Nothing after the line with "const sampleSizes = [927, 713, 2326, 878];" belongs in the copy; extract the lines below from the top through that line, pictures left out.

SUPPLIED INFORMATION

'''

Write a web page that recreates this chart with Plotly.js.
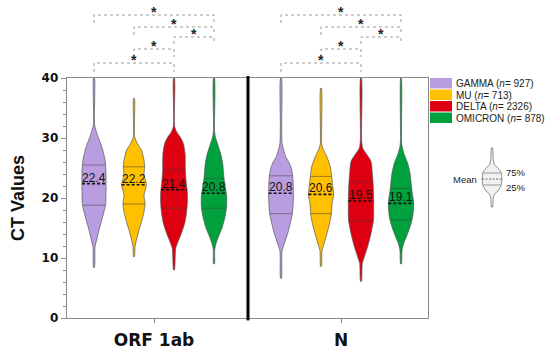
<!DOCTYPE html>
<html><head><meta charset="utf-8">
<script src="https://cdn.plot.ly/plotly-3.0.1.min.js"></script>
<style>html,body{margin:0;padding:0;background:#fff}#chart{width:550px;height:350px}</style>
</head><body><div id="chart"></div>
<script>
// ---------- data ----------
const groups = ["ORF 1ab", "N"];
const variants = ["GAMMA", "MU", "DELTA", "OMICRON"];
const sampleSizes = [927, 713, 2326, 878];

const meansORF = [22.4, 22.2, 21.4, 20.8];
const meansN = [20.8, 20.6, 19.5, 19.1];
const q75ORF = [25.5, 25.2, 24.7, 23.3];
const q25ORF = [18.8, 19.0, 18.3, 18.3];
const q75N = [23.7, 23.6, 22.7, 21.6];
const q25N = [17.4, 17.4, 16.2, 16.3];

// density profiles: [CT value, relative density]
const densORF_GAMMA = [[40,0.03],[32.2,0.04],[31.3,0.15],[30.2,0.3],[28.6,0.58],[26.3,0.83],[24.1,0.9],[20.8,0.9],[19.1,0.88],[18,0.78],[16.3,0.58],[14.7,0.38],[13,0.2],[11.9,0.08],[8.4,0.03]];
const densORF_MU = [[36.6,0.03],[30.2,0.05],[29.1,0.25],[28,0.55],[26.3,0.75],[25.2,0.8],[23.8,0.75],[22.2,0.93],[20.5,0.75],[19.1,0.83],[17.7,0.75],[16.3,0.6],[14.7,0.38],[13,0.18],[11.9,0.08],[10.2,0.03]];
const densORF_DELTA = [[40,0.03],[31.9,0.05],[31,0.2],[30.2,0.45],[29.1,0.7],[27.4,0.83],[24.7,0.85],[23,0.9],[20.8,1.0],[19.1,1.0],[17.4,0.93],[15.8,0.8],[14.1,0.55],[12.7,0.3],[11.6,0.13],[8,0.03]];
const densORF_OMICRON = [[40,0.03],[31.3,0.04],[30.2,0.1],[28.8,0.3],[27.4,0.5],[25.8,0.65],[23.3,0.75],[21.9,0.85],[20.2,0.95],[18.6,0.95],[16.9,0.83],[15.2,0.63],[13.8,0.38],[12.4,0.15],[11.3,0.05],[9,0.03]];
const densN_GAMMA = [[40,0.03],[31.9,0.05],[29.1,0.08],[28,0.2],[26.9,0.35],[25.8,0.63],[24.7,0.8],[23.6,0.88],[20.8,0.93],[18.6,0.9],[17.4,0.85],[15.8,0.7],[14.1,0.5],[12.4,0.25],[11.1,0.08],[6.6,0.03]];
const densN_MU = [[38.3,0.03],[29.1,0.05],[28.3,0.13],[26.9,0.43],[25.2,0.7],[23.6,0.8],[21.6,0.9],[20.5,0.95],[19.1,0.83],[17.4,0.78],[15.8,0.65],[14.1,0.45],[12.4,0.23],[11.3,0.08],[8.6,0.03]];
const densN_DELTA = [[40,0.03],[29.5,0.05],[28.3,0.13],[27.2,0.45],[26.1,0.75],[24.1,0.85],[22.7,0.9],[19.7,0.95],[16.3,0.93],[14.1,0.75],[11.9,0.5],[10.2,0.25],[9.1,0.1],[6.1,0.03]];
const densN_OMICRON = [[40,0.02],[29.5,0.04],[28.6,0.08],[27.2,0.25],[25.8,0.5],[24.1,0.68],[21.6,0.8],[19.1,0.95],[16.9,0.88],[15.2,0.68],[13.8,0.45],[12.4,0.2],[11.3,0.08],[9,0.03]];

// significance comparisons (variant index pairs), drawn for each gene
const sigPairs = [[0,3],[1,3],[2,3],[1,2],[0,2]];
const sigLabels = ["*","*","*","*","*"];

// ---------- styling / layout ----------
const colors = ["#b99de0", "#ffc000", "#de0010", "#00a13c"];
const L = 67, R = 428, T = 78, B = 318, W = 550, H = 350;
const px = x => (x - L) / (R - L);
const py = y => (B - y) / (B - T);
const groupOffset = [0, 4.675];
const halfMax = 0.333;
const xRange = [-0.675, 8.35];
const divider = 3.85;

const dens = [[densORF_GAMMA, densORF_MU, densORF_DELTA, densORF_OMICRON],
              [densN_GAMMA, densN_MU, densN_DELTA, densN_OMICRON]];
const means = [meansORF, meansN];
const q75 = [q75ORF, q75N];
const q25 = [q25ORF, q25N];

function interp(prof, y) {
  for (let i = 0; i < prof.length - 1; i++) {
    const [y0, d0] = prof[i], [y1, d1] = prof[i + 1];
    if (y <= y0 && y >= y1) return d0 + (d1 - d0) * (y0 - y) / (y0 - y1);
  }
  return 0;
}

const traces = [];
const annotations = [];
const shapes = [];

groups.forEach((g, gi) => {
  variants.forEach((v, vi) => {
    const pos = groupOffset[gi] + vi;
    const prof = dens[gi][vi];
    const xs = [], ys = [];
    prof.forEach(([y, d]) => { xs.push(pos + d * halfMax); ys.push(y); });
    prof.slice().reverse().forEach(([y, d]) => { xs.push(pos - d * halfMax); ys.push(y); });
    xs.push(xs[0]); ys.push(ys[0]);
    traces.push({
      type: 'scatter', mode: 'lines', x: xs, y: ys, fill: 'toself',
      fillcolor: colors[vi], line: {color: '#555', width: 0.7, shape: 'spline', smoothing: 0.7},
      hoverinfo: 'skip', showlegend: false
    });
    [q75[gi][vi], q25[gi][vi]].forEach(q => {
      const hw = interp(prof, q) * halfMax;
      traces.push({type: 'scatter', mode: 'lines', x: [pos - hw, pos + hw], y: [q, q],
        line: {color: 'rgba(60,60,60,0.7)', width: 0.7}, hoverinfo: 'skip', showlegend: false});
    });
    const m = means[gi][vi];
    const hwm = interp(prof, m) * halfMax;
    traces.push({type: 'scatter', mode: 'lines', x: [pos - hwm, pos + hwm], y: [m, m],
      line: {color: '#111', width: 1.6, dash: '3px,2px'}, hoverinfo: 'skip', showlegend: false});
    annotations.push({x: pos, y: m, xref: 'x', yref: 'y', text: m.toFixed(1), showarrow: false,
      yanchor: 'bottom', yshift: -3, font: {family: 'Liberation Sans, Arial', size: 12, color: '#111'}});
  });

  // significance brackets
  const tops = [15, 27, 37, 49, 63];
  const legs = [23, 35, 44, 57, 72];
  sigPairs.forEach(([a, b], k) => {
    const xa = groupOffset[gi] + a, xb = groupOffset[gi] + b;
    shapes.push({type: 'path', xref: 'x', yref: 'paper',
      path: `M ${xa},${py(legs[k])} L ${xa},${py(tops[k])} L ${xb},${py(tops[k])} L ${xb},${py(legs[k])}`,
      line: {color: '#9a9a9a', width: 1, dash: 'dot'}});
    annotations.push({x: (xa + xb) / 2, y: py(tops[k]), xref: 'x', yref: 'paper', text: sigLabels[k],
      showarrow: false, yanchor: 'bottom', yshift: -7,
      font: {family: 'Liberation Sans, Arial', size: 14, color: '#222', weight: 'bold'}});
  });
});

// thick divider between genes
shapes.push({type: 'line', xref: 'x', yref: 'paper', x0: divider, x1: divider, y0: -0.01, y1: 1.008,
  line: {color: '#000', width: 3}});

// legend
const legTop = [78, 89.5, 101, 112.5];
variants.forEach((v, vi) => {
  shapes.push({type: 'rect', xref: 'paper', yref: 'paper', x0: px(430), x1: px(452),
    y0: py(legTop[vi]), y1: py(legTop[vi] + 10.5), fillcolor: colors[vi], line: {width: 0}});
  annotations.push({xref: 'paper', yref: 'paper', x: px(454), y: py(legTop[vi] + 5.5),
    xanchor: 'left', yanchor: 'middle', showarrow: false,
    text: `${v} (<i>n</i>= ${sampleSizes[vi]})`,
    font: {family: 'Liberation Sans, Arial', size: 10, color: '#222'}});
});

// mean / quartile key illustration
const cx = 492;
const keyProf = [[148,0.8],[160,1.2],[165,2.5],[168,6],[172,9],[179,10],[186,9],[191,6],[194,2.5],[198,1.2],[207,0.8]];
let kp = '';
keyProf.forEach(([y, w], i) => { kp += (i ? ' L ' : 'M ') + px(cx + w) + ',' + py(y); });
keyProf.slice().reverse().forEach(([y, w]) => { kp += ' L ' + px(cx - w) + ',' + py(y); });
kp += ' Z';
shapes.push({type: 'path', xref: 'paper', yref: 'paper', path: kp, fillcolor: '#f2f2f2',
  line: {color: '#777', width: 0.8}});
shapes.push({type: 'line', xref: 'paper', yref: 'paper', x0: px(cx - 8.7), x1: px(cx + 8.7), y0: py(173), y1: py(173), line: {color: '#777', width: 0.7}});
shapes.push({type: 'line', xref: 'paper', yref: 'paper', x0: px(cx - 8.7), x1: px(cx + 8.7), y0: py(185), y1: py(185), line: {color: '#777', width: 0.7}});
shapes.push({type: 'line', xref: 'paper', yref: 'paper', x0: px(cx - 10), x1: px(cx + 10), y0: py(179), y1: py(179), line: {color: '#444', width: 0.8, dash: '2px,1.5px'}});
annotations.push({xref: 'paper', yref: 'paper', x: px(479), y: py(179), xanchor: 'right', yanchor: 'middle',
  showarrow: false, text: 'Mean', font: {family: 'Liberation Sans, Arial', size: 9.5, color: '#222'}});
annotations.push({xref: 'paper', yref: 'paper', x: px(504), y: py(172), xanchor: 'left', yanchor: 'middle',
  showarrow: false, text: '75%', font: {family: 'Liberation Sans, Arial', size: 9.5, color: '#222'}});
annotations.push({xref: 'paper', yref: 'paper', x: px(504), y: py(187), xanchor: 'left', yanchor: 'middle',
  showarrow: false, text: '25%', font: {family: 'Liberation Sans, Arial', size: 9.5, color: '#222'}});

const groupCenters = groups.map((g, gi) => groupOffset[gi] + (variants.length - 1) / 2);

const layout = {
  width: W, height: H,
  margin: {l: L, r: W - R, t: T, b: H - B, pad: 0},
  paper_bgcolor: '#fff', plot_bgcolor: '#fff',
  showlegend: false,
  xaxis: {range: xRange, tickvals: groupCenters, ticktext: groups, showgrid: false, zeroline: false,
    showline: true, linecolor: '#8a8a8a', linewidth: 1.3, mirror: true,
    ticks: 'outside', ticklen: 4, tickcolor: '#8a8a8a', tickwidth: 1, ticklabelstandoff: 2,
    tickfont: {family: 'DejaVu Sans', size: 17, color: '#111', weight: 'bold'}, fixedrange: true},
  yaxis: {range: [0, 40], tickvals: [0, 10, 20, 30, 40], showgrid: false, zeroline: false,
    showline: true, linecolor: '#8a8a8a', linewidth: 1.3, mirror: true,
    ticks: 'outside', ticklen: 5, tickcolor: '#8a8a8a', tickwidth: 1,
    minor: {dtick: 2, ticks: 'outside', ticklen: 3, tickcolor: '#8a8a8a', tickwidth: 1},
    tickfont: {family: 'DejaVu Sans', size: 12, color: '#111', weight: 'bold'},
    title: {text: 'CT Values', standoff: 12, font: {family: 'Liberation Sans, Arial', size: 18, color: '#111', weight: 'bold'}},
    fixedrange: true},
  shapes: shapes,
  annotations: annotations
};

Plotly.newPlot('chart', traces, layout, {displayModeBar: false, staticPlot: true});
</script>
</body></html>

'''

ANSWER BELOW
Write a web page that recreates this chart with Plotly.js.
<!DOCTYPE html>
<html><head><meta charset="utf-8">
<script src="https://cdn.plot.ly/plotly-3.0.1.min.js"></script>
<style>html,body{margin:0;padding:0;background:#fff}#chart{width:550px;height:350px}</style>
</head><body><div id="chart"></div>
<script>
// ---------- data ----------
const groups = ["ORF 1ab", "N"];
const variants = ["GAMMA", "MU", "DELTA", "OMICRON"];
const sampleSizes = [927, 713, 2326, 878];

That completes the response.